Women Are Half As Likely To Receive Defibrillation During A Cardiac Arrest Than Men

The reason? Our breasts.

Women are half as likely to receive defibrillation from a bystander during a cardiac arrest.

The findings come from a new study from the Baker Heart and Diabetes Institute and Ambulance Victoria, which looked at the role of bystanders in over 32,500 out-of-hospital cardiac arrests.

The study analysed data from the Victorian Ambulance Cardiac Arrest industry between 2002 and 2021, finding that only 5 percent of who had a cardiac arrest received defibrillation from a bystander, compared to 10 per cent of men.

Women are less likely to receive defibrillation from a bystander than men. (Credit: Getty )

The research supports similar findings in countries including The United States, Canada, Denmark, Netherlands and Sweden, which have shown reduced rates of bystander CPR for women compared to men.

Interviews with bystanders indicate that this disparity is due to people feeling uncomfortable with undressing women and publicly exposing their breasts.

Additionally, there are problems with resuscitation being taught on male mannequins and misunderstanding around female cardiac arrest symptoms, which may present differently to men’s.

In a statement released by the Baker Heart and Diabetes Institute, steps to change this statistic include teaching people CPR on mannequins with female anatomy to practice pad placement and defibrillation.

‘We know there may be some reasons why bystanders may not perform defibrillation on women but it is critical that we address these issues as they could mean the difference between life and death,” lead researcher and cardiologist, Dr Liz Paratz said in a statement.

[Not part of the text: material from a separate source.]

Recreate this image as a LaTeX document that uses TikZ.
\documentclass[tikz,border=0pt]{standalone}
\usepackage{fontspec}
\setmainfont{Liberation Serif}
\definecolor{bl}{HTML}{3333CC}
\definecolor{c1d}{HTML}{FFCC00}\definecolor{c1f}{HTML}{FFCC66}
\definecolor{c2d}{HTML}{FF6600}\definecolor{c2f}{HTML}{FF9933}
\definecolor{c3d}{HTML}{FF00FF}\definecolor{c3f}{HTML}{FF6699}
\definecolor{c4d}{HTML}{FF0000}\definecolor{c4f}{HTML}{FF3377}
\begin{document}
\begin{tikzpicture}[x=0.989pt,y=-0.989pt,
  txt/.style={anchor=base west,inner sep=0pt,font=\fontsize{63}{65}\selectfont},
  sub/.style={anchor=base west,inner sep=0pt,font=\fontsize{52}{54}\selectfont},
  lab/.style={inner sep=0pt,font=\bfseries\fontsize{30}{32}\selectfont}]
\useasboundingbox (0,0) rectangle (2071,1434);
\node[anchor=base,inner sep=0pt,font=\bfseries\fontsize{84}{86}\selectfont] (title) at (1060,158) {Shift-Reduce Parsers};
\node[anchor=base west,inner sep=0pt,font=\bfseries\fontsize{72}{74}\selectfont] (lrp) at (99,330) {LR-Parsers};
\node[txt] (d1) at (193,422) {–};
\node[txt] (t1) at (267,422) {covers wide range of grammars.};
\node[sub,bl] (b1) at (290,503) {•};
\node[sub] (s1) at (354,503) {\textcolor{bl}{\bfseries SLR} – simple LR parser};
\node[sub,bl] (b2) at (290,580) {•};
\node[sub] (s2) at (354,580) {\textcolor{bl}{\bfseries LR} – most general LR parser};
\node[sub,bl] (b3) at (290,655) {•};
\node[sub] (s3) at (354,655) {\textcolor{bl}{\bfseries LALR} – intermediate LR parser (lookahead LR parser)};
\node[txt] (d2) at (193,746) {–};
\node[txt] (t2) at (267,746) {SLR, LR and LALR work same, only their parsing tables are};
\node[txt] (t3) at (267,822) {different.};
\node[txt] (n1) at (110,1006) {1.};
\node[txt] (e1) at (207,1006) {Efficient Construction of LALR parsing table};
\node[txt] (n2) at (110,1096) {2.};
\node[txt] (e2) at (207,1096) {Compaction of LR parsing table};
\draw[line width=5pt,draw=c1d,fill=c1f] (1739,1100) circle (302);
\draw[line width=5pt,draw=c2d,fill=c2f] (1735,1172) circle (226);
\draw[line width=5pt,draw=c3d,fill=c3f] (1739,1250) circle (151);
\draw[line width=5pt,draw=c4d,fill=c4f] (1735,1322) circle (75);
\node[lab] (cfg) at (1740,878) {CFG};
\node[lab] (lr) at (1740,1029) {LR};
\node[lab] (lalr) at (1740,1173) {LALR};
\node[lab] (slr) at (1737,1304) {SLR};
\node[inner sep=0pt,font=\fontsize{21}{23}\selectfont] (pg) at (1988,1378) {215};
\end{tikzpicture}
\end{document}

“When it comes to defibrillation, people should keep in mind that in many cases, it is simply a matter of turning on the power and the Automated External Defibrillator (AED) will coach you through the rest of the steps with visual and/or audio prompts,” she says.

“If a person’s heart is beating normally, they don’t need a shock. The AED will check this. It won’t give the person an electric shock unless it’s necessary. So, you can’t harm someone by using an AED.

“And if someone’s heart has stopped, please don’t be put off by embarrassment from getting defibrillator pads on their chest–it’s their best shot at surviving.”

With out-of-hospital cardiac arrest being one major cause of deaths worldwide, it’s critical that bystanders feel comfortable stepping in for someone, regardless of gender, until paramedics arrive.